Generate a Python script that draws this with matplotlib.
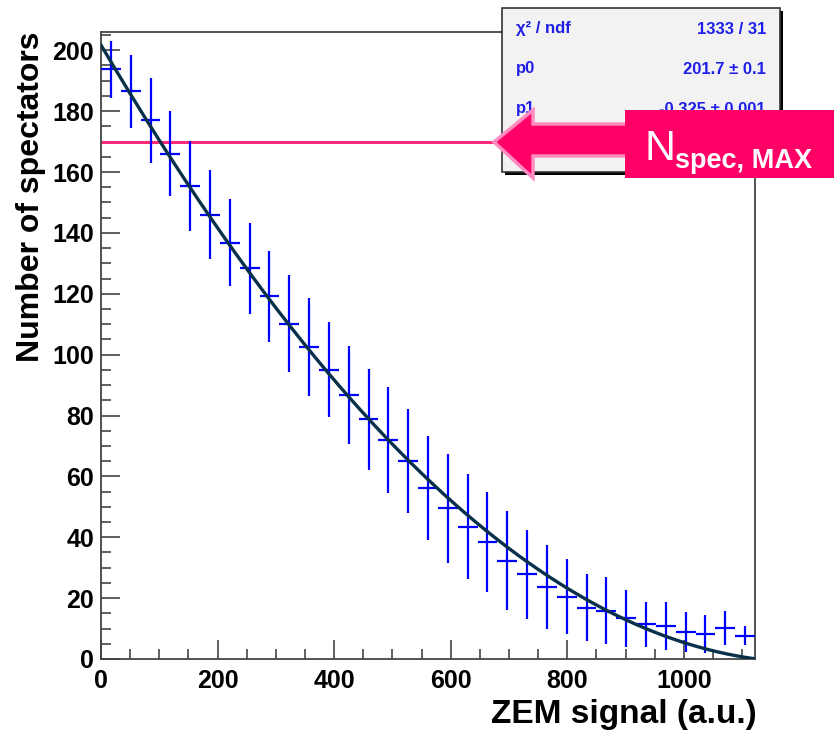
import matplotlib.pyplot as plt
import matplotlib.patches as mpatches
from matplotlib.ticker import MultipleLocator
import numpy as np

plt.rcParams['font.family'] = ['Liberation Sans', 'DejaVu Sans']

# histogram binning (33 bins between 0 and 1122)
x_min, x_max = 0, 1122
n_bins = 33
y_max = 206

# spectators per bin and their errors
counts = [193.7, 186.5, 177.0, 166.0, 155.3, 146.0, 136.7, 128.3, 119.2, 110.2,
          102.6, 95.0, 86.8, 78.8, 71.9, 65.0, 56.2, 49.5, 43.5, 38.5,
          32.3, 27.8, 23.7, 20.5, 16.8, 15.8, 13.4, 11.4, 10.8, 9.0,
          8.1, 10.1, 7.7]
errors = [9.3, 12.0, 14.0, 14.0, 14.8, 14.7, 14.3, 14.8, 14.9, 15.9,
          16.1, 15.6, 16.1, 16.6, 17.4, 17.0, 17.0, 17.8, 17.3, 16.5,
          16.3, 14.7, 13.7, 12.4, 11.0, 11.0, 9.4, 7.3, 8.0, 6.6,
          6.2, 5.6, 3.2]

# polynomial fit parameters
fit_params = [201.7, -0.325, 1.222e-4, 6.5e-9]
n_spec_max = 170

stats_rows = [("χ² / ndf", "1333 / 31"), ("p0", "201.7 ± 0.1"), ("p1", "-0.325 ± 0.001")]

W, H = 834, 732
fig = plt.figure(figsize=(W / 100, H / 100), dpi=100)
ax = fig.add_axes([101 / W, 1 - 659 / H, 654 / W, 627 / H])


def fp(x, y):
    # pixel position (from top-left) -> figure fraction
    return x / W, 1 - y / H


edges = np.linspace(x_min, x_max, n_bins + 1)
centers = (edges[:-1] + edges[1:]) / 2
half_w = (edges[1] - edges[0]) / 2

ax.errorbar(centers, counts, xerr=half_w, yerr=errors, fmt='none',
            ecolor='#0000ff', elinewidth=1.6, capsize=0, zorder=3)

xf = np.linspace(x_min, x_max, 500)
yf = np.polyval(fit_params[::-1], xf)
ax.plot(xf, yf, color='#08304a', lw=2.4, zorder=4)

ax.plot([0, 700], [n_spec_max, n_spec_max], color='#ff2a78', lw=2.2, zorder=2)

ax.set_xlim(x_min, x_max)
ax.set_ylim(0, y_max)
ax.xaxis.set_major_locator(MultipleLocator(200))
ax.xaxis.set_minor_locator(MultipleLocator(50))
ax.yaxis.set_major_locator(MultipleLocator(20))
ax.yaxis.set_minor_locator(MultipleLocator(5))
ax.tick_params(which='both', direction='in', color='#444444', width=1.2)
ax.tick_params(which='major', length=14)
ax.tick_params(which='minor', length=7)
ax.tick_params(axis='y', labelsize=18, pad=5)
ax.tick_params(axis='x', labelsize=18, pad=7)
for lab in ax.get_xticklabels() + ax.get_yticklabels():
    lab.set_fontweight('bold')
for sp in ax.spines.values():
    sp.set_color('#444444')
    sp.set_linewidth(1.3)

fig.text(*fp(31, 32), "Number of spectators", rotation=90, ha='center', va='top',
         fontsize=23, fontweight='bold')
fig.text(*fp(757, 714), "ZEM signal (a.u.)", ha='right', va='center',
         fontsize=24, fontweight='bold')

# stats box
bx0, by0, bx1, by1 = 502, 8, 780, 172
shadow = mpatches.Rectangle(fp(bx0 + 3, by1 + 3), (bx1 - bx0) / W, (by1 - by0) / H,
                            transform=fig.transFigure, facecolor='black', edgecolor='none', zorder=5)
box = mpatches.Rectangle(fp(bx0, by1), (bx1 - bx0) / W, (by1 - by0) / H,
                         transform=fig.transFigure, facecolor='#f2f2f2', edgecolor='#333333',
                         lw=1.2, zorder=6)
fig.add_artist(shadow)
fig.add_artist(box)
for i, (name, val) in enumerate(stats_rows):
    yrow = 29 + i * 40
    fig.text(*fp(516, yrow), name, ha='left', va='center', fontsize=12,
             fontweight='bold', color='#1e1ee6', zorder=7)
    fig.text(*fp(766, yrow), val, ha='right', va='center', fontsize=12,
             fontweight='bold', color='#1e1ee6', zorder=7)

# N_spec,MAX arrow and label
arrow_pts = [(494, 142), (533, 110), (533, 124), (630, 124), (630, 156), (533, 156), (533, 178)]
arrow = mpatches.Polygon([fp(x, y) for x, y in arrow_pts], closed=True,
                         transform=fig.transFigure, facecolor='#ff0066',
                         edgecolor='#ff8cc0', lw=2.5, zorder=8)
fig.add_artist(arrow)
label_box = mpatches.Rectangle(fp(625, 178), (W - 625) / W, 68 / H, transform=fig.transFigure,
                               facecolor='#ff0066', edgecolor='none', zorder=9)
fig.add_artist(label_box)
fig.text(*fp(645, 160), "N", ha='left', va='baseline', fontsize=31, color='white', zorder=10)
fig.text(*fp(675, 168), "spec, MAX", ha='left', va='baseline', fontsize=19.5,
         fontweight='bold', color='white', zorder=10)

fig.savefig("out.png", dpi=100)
________
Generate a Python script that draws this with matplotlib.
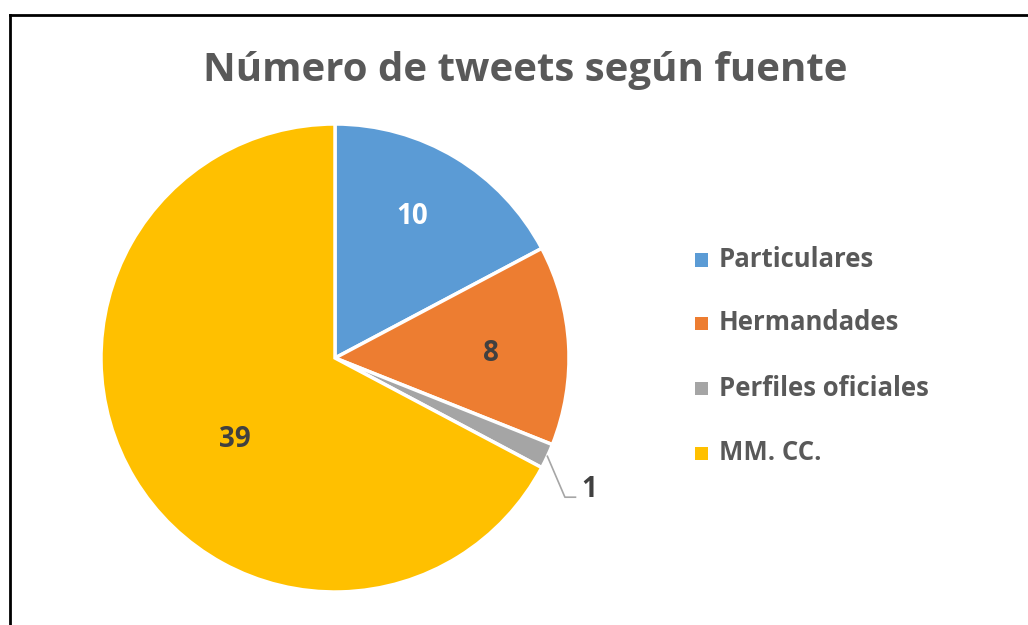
________
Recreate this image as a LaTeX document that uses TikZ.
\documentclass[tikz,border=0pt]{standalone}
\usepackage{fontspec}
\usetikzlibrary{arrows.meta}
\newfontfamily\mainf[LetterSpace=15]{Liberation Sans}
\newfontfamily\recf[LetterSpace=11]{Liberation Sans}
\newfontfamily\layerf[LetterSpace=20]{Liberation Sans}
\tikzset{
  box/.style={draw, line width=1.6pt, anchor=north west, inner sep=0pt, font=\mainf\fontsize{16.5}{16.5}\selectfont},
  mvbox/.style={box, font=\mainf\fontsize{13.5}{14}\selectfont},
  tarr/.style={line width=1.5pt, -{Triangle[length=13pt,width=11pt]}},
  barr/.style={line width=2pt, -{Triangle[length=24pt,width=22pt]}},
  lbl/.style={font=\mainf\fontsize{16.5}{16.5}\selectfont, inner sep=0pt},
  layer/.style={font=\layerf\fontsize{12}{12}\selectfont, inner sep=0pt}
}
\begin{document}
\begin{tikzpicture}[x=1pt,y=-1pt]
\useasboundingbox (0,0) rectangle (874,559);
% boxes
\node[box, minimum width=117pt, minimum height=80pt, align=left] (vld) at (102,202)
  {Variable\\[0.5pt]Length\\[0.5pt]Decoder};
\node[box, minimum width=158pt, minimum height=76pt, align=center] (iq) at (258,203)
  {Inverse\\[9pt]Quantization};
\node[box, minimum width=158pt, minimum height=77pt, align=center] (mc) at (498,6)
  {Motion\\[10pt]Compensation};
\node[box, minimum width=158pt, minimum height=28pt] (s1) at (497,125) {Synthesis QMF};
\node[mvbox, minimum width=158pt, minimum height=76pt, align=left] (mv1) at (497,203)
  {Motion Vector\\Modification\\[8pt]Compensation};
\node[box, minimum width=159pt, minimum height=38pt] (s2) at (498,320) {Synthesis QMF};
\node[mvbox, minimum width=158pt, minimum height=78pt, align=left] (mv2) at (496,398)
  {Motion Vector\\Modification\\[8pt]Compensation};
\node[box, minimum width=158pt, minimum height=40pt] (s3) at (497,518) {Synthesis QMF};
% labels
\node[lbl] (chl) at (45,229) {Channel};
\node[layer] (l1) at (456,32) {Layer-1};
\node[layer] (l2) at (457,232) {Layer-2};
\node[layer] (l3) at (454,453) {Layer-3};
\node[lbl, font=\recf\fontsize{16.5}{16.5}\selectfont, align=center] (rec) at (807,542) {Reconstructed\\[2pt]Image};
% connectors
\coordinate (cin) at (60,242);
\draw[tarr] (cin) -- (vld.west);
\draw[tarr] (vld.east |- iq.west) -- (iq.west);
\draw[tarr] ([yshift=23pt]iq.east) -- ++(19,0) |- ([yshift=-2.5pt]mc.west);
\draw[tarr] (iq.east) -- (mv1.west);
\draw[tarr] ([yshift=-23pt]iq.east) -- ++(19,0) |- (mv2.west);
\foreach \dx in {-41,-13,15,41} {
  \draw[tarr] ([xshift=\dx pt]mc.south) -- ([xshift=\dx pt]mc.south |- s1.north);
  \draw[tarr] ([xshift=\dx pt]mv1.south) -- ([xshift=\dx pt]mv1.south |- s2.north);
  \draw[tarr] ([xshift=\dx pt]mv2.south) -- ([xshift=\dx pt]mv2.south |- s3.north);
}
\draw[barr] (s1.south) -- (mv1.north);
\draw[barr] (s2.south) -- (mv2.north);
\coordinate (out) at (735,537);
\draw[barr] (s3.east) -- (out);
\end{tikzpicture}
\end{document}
________
- [YOUR OBJECTIVE] Which lines include the word "matplotlib"? List them all.

- [EXERCISE OUTPUT]
Generate a Python script that draws this with matplotlib.
import matplotlib.pyplot as plt
import matplotlib.patches as mpatches
from matplotlib.ticker import MultipleLocator
Generate a Python script that draws this with matplotlib.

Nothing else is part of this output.